DATA LINES.

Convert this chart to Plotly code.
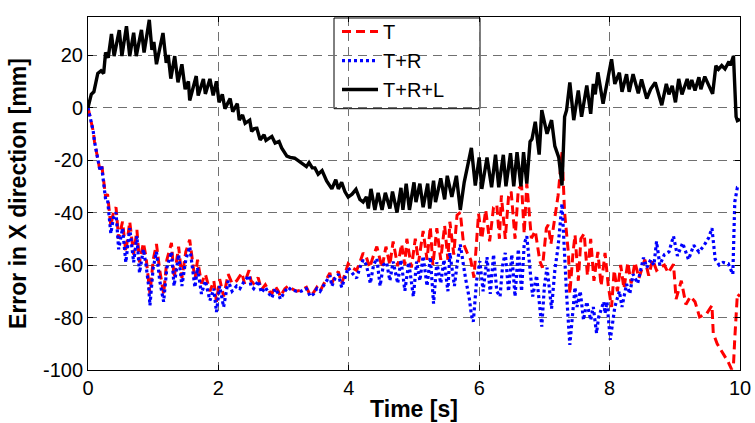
import plotly.graph_objects as go

# ---------------- data ----------------
t_T = [0.00, 0.05, 0.08, 0.10, 0.13, 0.15, 0.18, 0.21, 0.23, 0.25, 0.27, 0.30, 0.35, 0.39, 0.43, 0.47,
       0.53, 0.58, 0.64, 0.70, 0.75, 0.79, 0.85, 0.89, 0.93, 0.95, 1.00, 1.05, 1.10, 1.16, 1.21, 1.28,
       1.32, 1.39, 1.44, 1.50, 1.56, 1.64, 1.68, 1.74, 1.80, 1.87, 1.93, 1.97, 2.02, 2.08, 2.15, 2.21,
       2.28, 2.36, 2.40, 2.47, 2.50, 2.54, 2.61, 2.66, 2.72, 2.78, 2.82, 2.87, 2.92, 2.95, 3.02, 3.07,
       3.12, 3.20, 3.27, 3.35, 3.41, 3.46, 3.51, 3.56, 3.61, 3.66, 3.71, 3.74, 3.79, 3.84, 3.89, 3.94,
       3.99, 4.05, 4.12, 4.17, 4.22, 4.27, 4.32, 4.37, 4.43, 4.51, 4.57, 4.63, 4.68, 4.75, 4.81, 4.86,
       4.89, 4.96, 5.02, 5.07, 5.14, 5.20, 5.25, 5.29, 5.35, 5.41, 5.47, 5.52, 5.55, 5.61, 5.66, 5.71,
       5.76, 5.81, 5.87, 5.92, 5.99, 6.04, 6.10, 6.16, 6.22, 6.27, 6.31, 6.34, 6.40, 6.45, 6.49, 6.55,
       6.60, 6.65, 6.69, 6.73, 6.80, 6.86, 6.93, 6.97, 7.03, 7.06, 7.10, 7.16, 7.21, 7.27, 7.31, 7.37,
       7.39, 7.44, 7.47, 7.52, 7.56, 7.61, 7.66, 7.71, 7.76, 7.82, 7.87, 7.93, 7.98, 8.03, 8.07, 8.12,
       8.17, 8.22, 8.28, 8.33, 8.39, 8.45, 8.54, 8.60, 8.66, 8.72, 8.77, 8.84, 8.90, 8.98, 9.02, 9.10,
       9.17, 9.24, 9.31, 9.38, 9.49, 9.57, 9.59, 9.65, 9.74, 9.82, 9.87, 9.90, 9.92, 9.96, 10.00]
y_T = [0, -5, -9, -13, -17, -19, -23.5, -21.6, -26.5, -31, -34, -33, -45, -40, -38, -50,
       -43.5, -55, -43.5, -56, -46.6, -59, -51.6, -57, -66, -71, -58, -52, -62, -71, -58, -51.6,
       -65, -53, -65, -55, -50.4, -65.5, -58, -67, -63.5, -70, -66, -74, -65.4, -72, -63.5, -67,
       -66, -63, -67, -62, -66, -67, -64.8, -69.5, -67.5, -70, -71, -68, -70, -72, -69, -68,
       -69, -70, -69.5, -68.5, -71.6, -70.5, -68.5, -70, -67.5, -65.4, -63, -67, -64, -62.5, -67, -63.5,
       -59.5, -61, -62, -59, -55.4, -57, -61, -57, -53, -61, -53, -60, -51, -60.5, -52, -60,
       -50, -61, -50, -59, -47, -58, -45.4, -60, -46, -58, -45, -58, -43.5, -56, -41, -40,
       -52, -55, -58, -64.8, -40.4, -50, -39, -51, -38, -37, -50, -33.5, -50, -34, -32, -50,
       -31, -29.7, -48, -29, -49.8, -47, -58.5, -61, -46, -44.7, -52, -42, -33.5, -17, -40, -56,
       -71, -55, -48.5, -66, -50, -48, -64, -50, -66, -55, -68, -55.4, -68, -76, -62, -70,
       -60, -69, -59, -67, -59, -65, -57.9, -64, -58, -62, -61, -60, -63, -59.7, -73, -66,
       -75, -72, -74, -79.8, -78.5, -75.4, -86, -90, -93.5, -97, -99.7, -98, -88, -71, -72]

t_TR = [0.00, 0.05, 0.08, 0.10, 0.13, 0.15, 0.18, 0.21, 0.23, 0.25, 0.27, 0.30, 0.35, 0.39, 0.43, 0.47,
        0.53, 0.58, 0.64, 0.70, 0.75, 0.79, 0.85, 0.89, 0.93, 0.95, 1.00, 1.05, 1.10, 1.16, 1.21, 1.28,
        1.32, 1.39, 1.44, 1.50, 1.56, 1.64, 1.68, 1.74, 1.80, 1.87, 1.93, 1.97, 2.02, 2.08, 2.15, 2.21,
        2.28, 2.33, 2.40, 2.47, 2.50, 2.54, 2.61, 2.66, 2.72, 2.78, 2.82, 2.87, 2.92, 2.95, 3.02, 3.07,
        3.12, 3.20, 3.27, 3.35, 3.41, 3.46, 3.51, 3.56, 3.61, 3.66, 3.71, 3.74, 3.79, 3.84, 3.89, 3.94,
        3.99, 4.05, 4.12, 4.17, 4.22, 4.27, 4.33, 4.38, 4.43, 4.48, 4.53, 4.58, 4.63, 4.68, 4.75, 4.80,
        4.86, 4.92, 4.99, 5.04, 5.09, 5.14, 5.20, 5.25, 5.30, 5.35, 5.41, 5.46, 5.52, 5.55, 5.62, 5.67,
        5.71, 5.79, 5.85, 5.88, 5.91, 5.96, 6.01, 6.06, 6.12, 6.17, 6.22, 6.27, 6.32, 6.36, 6.40, 6.45,
        6.50, 6.55, 6.60, 6.65, 6.69, 6.73, 6.78, 6.82, 6.88, 6.96, 7.00, 7.04, 7.11, 7.16, 7.21, 7.27,
        7.34, 7.39, 7.47, 7.50, 7.55, 7.60, 7.65, 7.71, 7.75, 7.80, 7.83, 7.91, 7.93, 7.96, 8.01, 8.08,
        8.15, 8.19, 8.26, 8.31, 8.36, 8.43, 8.52, 8.57, 8.63, 8.68, 8.72, 8.77, 8.84, 8.91, 8.98, 9.04,
        9.12, 9.21, 9.29, 9.37, 9.45, 9.52, 9.57, 9.62, 9.68, 9.74, 9.82, 9.89, 9.92, 9.96, 10.00]
y_TR = [0, -5, -9, -13, -17, -19, -23.5, -22.5, -27, -31, -35, -35, -48, -42, -40, -54,
        -46, -59, -46, -59, -49, -63, -54, -60, -68, -75.4, -61, -55, -66, -74, -61, -55,
        -68, -56, -68, -58, -53, -68.5, -61, -71, -66, -73.5, -69, -77.9, -68, -76, -66, -70,
        -68, -69, -66, -64, -68, -69, -66, -70.5, -68.5, -71, -72.5, -69, -71, -73, -70, -68.5,
        -69.5, -70, -70, -69, -72, -71, -69, -70, -68, -66, -64, -68, -65, -63.5, -68.5, -65,
        -61, -63, -65, -61, -58, -60, -67, -60, -57.5, -68, -60, -59, -66, -58.7, -67, -58,
        -69.8, -59, -72, -58.7, -66, -56.6, -68, -57, -74.7, -59, -67, -58, -70, -55.4, -68, -58,
        -52.2, -65, -73, -79, -81.6, -66, -58.5, -70, -57, -71, -56, -70, -72, -60, -55.4, -70,
        -56, -72, -54, -70, -52, -49, -62, -72, -64, -83.5, -68, -61, -76.6, -62, -53, -36.6,
        -71, -90.4, -68.5, -76, -70, -81, -74, -81, -76, -86, -80, -74, -78.5, -74, -88.5, -76,
        -70, -76, -67.2, -71, -63.5, -67, -57.2, -61, -58, -60, -51, -60, -56, -55, -49, -56.5,
        -51.6, -57.9, -52.5, -55, -52.5, -49.6, -46, -57.9, -60, -59, -59.5, -63.5, -36, -30.4, -30]

t_TRL = [0.00, 0.05, 0.09, 0.15, 0.20, 0.24, 0.27, 0.31, 0.36, 0.40, 0.48, 0.52, 0.59, 0.64, 0.70, 0.74,
         0.82, 0.86, 0.94, 0.98, 1.01, 1.05, 1.15, 1.20, 1.23, 1.27, 1.33, 1.38, 1.44, 1.49, 1.54, 1.56,
         1.66, 1.69, 1.77, 1.80, 1.87, 1.92, 1.97, 2.01, 2.06, 2.10, 2.18, 2.22, 2.29, 2.32, 2.37, 2.41,
         2.48, 2.51, 2.55, 2.59, 2.64, 2.70, 2.73, 2.82, 2.87, 2.93, 2.97, 3.05, 3.10, 3.17, 3.24, 3.30,
         3.35, 3.39, 3.44, 3.48, 3.53, 3.59, 3.66, 3.74, 3.80, 3.84, 3.89, 3.94, 3.99, 4.05, 4.11, 4.17,
         4.22, 4.27, 4.30, 4.34, 4.40, 4.45, 4.51, 4.56, 4.63, 4.67, 4.74, 4.80, 4.83, 4.88, 4.93, 5.00,
         5.03, 5.09, 5.14, 5.21, 5.24, 5.30, 5.33, 5.41, 5.47, 5.51, 5.58, 5.65, 5.68, 5.71, 5.77, 5.83,
         5.88, 5.94, 6.00, 6.04, 6.12, 6.19, 6.25, 6.30, 6.37, 6.41, 6.48, 6.53, 6.58, 6.64, 6.68, 6.73,
         6.78, 6.81, 6.86, 6.92, 6.96, 7.04, 7.11, 7.16, 7.22, 7.27, 7.31, 7.34, 7.39, 7.45, 7.52, 7.57,
         7.65, 7.71, 7.75, 7.78, 7.82, 7.90, 7.96, 8.03, 8.08, 8.15, 8.19, 8.26, 8.30, 8.36, 8.44, 8.49,
         8.57, 8.63, 8.70, 8.80, 8.87, 8.91, 8.96, 9.01, 9.06, 9.11, 9.19, 9.22, 9.26, 9.31, 9.37, 9.40,
         9.46, 9.52, 9.58, 9.63, 9.67, 9.72, 9.77, 9.83, 9.85, 9.90, 9.94, 9.96, 10.00]
y_TRL = [0, 5, 6, 13, 14, 13, 21, 19, 28, 19.6, 29.5, 19.6, 31, 19.6, 28.5, 19.6,
         29.6, 21, 33.4, 22, 25, 16.5, 28.4, 17, 20, 11, 19.6, 9.6, 16.5, 7, 10, 2.7,
         12, 4.6, 10.9, 5.2, 10.9, 4.6, 10, 2, 5, -0.4, 3.4, -1.6, 1.5, -4.8, -2.8, -6,
         -4.8, -9.1, -8, -7.9, -12.3, -10.4, -12.5, -11, -13.5, -12.9, -15.4, -18.5, -19, -19.3, -20.5, -21.5,
         -22.5, -21, -23, -23, -25.4, -24, -28, -31, -27.5, -31, -28.5, -32, -34.1, -33, -31.2, -35,
         -36, -34, -38.5, -31, -39, -32.5, -39, -32.5, -38.5, -32, -40, -30.6, -39, -29, -39, -28.5,
         -36, -29, -38, -29, -38.5, -27.9, -36, -27, -35, -26, -34, -26, -33, -39, -28.5, -22,
         -15.4, -29.7, -19, -31, -19, -30.4, -18, -30.4, -18, -30, -17.4, -30, -17, -30, -17, -29,
         -13, -12, -5.4, -17.9, -1, -10, -4.8, -14.7, -19, -29.7, -3.5, -1, 9.6, -4.8, 6.5, -3.5,
         8.4, -2.4, 9, 5, 13.4, 1.5, 8.6, 18.4, 9, 13.3, 6, 12.7, 6, 12.7, 5.4, 10.7,
         3.4, 7, 9.6, 0.9, 9, 5, 8.3, 2, 10.9, 5, 10.9, 7, 10.5, 6.5, 11.5, 7,
         11.8, 8.4, 5.2, 15.9, 14.6, 16, 14.7, 17.5, 16, 19.6, -3.5, -5, -4.5]

x_ticks = [0, 2, 4, 6, 8, 10]
x_ticklabels = ["0", "2", "4", "6", "8", "10"]
y_ticks = [-100, -80, -60, -40, -20, 0, 20]
y_ticklabels = ["-100", "-80", "-60", "-40", "-20", "0", "20"]
x_range = [0, 10]
y_range = [-100, 34.5]

# ---------------- figure ----------------
FONT = "Liberation Sans, Arial, Helvetica, sans-serif"
W, H = 755, 423
ML, MR, MT, MB = 88, 15, 12, 53

fig = go.Figure()
fig.add_trace(go.Scatter(x=t_T, y=y_T, mode="lines", name="T", legendgroup="g1",
                         line=dict(color="#ff0000", width=3, dash="9px,5px")))
fig.add_trace(go.Scatter(x=t_TR, y=y_TR, mode="lines", name="T+R", legendgroup="g2",
                         line=dict(color="#0000ff", width=3.2, dash="3px,3px")))
fig.add_trace(go.Scatter(x=t_TRL, y=y_TRL, mode="lines", name="T+R+L", legendgroup="g3",
                         line=dict(color="#000000", width=3.4)))

pw = W - ML - MR
ph = H - MT - MB
# legend box (pixel geometry -> paper coords)
bx0, bx1, by0, by1 = 334, 480, 13, 105
fig.add_shape(type="rect", xref="paper", yref="paper", layer="between",
              x0=(bx0 - ML) / pw, x1=(bx1 - ML) / pw,
              y0=(H - MB - by1) / ph, y1=(H - MB - by0) / ph,
              fillcolor="white", line=dict(color="black", width=1))

axis_common = dict(
    showline=True, linecolor="black", linewidth=1, mirror="ticks",
    ticks="inside", ticklen=5, tickcolor="black", tickwidth=1,
    showgrid=True, gridcolor="#707070", gridwidth=1, griddash="9px,6px",
    zeroline=False, automargin=False,
    tickfont=dict(family=FONT, size=20, color="black"),
)

fig.update_layout(
    width=W, height=H,
    margin=dict(l=ML, r=MR, t=MT, b=MB),
    paper_bgcolor="white", plot_bgcolor="white",
    font=dict(family=FONT, color="black"),
    showlegend=True,
    legend=dict(x=(bx0 + 3 - ML) / pw, y=(H - MB - by0 + 6) / ph,
                xanchor="left", yanchor="top",
                bgcolor="rgba(0,0,0,0)", borderwidth=0,
                traceorder="grouped", tracegroupgap=0,
                font=dict(family=FONT, size=20, color="black"),
                itemwidth=36),
    xaxis=dict(range=x_range, tickvals=x_ticks, ticktext=x_ticklabels,
               title=dict(text="<b>Time [s]</b>", font=dict(family=FONT, size=23), standoff=2),
               **axis_common),
    yaxis=dict(range=y_range, tickvals=y_ticks, ticktext=y_ticklabels,
               title=dict(text="<b>Error in X direction [mm]</b>", font=dict(family=FONT, size=23), standoff=9),
               **axis_common),
)

fig.write_html("out.html")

DESCRIPTION OF THE TASK. Leave the pictures out and reproduce exactly the lines from the top of the listing above through the line with "import plotly.graph_objects as go".

WRITTEN RESPONSE.
Convert this chart to Plotly code.
import plotly.graph_objects as go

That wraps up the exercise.